Negotiated commissions are the key to lowering transaction costs in Hong Kong. With the advent in "a year or so" of straight-through processing with AMS3, it will be possible for orders to be passed directly from the internet through brokers' systems (with automated credit checking) to the exchange. It will no longer require a human being to re-key the orders into a terminal on the Exchange's closed system. Unless the bandwidth is artificially limited, the number of terminals a broker has will become irrelevant to the volume he can handle through AMS3, so there will be plenty of spare "dealing rights" for sale. Currently each share in the SEHK gets you three terminals (one on the floor and two in the office), and many houses hold more than one share to get the extra terminals. At least this should provide an ample supply of dealing rights in the secondary market if brokers are successful in forcing a high entry price for new dealing rights.

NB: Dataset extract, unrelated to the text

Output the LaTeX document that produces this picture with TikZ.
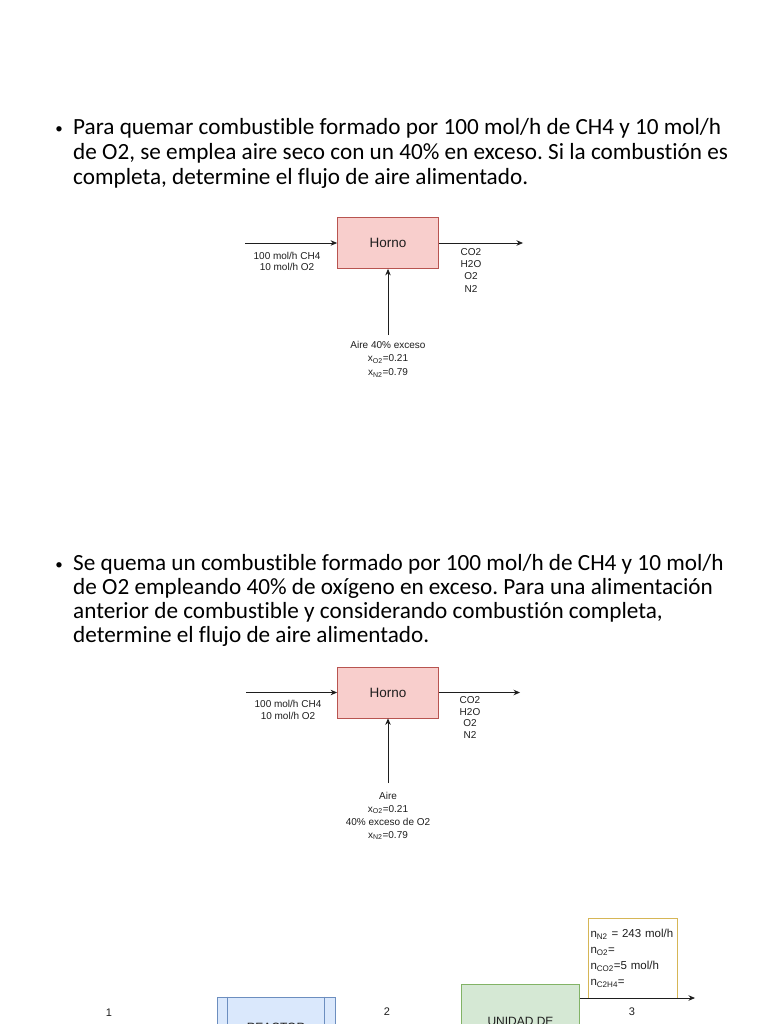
\documentclass[tikz,border=0pt]{standalone}
\usepackage{fontspec}
\setmainfont{Carlito}[Ligatures=NoCommon]
\setsansfont{Liberation Sans}
\usetikzlibrary{arrows.meta,positioning}
\frenchspacing
\definecolor{hornofill}{RGB}{248,206,204}
\definecolor{hornoline}{RGB}{184,84,80}
\definecolor{reacfill}{RGB}{218,232,252}
\definecolor{reacline}{RGB}{108,142,191}
\definecolor{sepfill}{RGB}{213,232,212}
\definecolor{sepline}{RGB}{130,179,102}
\definecolor{tabline}{RGB}{214,182,86}
\definecolor{flowgrey}{RGB}{30,30,30}
\definecolor{textgrey}{RGB}{30,30,30}

\begin{document}
\begin{tikzpicture}[x=1pt, y=-1pt,
    problem/.style={anchor=north west, inner sep=0pt, align=left, font=\fontsize{23.2}{25}\selectfont},
    bulletsym/.style={inner sep=0pt, font=\fontsize{15}{15}\selectfont},
    horno/.style={rectangle, draw=hornoline, fill=hornofill, line width=0.8pt,
                  minimum width=101pt, minimum height=51pt, inner sep=0pt,
                  font=\sffamily\fontsize{13.5}{16}\selectfont, text=textgrey},
    lbl/.style={inner sep=0pt, align=center, anchor=north, text=textgrey,
                font=\sffamily\fontsize{10}{12}\selectfont},
    unitbox/.style={rectangle, line width=0.8pt, inner sep=0pt},
    flow/.style={-{Stealth[length=6.5pt,width=5.5pt]}, line width=0.8pt, flowgrey}]
\useasboundingbox (0,0) rectangle (768,1024);
\clip (0,0) rectangle (768,1024);

% first statement
\node[bulletsym] (dot1) at (59,130) {•};
\node[problem] (text1) at (73,118) {Para quemar combustible formado por 100 mol/h de CH4 y 10 mol/h\\
de O2, se emplea aire seco con un 40\% en exceso. Si la combustión es\\
completa, determine el flujo de aire alimentado.};

% first furnace
\node[horno] (horno1) at (388,243) {Horno};
\coordinate (feed1) at (245,243);
\coordinate (gas1) at (523,243);
\coordinate (air1) at (388,335);
\draw[flow] (feed1) -- (horno1.west);
\draw[flow] (horno1.east) -- (gas1);
\draw[flow] (air1) -- (horno1.south);
\node[lbl, font=\sffamily\fontsize{10}{11}\selectfont] (feedlbl1) at (287,252) {100 mol/h CH4\\10 mol/h O2};
\node[lbl, font=\sffamily\fontsize{10}{12.3}\selectfont] (gaslbl1) at (471,248) {CO2\\H2O\\O2\\N2};
\node[lbl] (airlbl1) at (388,341.5) {Aire 40\% exceso\\[1pt]x\textsubscript{O2}=0.21\\[2pt]x\textsubscript{N2}=0.79};

% second statement
\node[bulletsym] (dot2) at (59,566) {•};
\node[problem, font=\fontsize{23.2}{24}\selectfont] (text2) at (73,554) {Se quema un combustible formado por 100 mol/h de CH4 y 10 mol/h\\
de O2 empleando 40\% de oxígeno en exceso. Para una alimentación\\
anterior de combustible y considerando combustión completa,\\
determine el flujo de aire alimentado.};

% second furnace
\node[horno] (horno2) at (388,692.5) {Horno};
\coordinate (feed2) at (246,692.5);
\coordinate (gas2) at (520,692.5);
\coordinate (air2) at (388,783);
\draw[flow] (feed2) -- (horno2.west);
\draw[flow] (horno2.east) -- (gas2);
\draw[flow] (air2) -- (horno2.south);
\node[lbl, font=\sffamily\fontsize{10}{11.5}\selectfont] (feedlbl2) at (288,700.5) {100 mol/h CH4\\10 mol/h O2};
\node[lbl, font=\sffamily\fontsize{10}{11.5}\selectfont] (gaslbl2) at (470,696.5) {CO2\\H2O\\O2\\N2};
\node[lbl] (airlbl2) at (388,792) {Aire\\[1pt]x\textsubscript{O2}=0.21\\[1pt]40\% exceso de O2\\[1pt]x\textsubscript{N2}=0.79};

% process at the foot of the page
\node[unitbox, draw=reacline, fill=reacfill, minimum width=118pt, minimum height=62pt] (reac) at (276,1028) {};
\draw[reacline, line width=0.8pt] ([xshift=11pt]reac.north west) -- ([xshift=11pt]reac.south west);
\draw[reacline, line width=0.8pt] ([xshift=-11pt]reac.north east) -- ([xshift=-11pt]reac.south east);
\node[lbl, anchor=center, font=\sffamily\fontsize{12}{14}\selectfont] (reactxt) at (276,1027) {REACTOR};
\node[unitbox, draw=sepline, fill=sepfill, minimum width=118pt, minimum height=88pt] (sep) at (520.5,1028) {};
\node[lbl, anchor=center, font=\sffamily\fontsize{12}{14}\selectfont] (septxt) at (520.5,1021) {UNIDAD DE};
\node[unitbox, draw=tabline, fill=white, text width=85pt, minimum height=80pt, inner sep=2pt, align=left,
      text=textgrey, font=\sffamily\fontsize{11.5}{16}\selectfont] (tab) at (633,958)
     {n\textsubscript{N2} = 243 mol/h\\n\textsubscript{O2}=\\n\textsubscript{CO2}=5 mol/h\\n\textsubscript{C2H4}=};
\coordinate (in1) at (75,1028);
\coordinate (prod) at (695,998);
\draw[flow] (in1) -- (reac.west);
\draw[flow] (reac.east) -- (sep.west);
\draw[flow] (sep.east |- prod) -- (prod);
\node[lbl, anchor=center, font=\sffamily\fontsize{11}{13}\selectfont] (s1) at (109,1013) {1};
\node[lbl, anchor=center, font=\sffamily\fontsize{11}{13}\selectfont] (s2) at (387,1012) {2};
\node[lbl, anchor=center, font=\sffamily\fontsize{11}{13}\selectfont] (s3) at (632,1012) {3};
\end{tikzpicture}
\end{document}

When minimum commissions are scrapped, we can expect the retail market to quickly find a flat fee level for execution-only trades, perhaps as little as HK$88 per trade, up to a certain size. Broking will become a volume game with wafer thin margins, and cash-client retail broking in particular will be dominated by a few large on-line firms who can afford to invest in the necessary software systems. With slim pickings in broking, margin lending will become a more dominant form of revenue for retail houses, favouring banks and larger firms with lower cost of capital. People who want flat fee broking but also want independent research will start paying fees to online hybrid news/research services, similar to Briefing.com or TheStreet.com.
A truly liberalised, discount broking market depends on minimum commissions being abolished.The sole reference to the subject in the new policy paper is couched in a way which leaves it open to negotiate a time frame for the abolition. Another concession in the making, perhaps?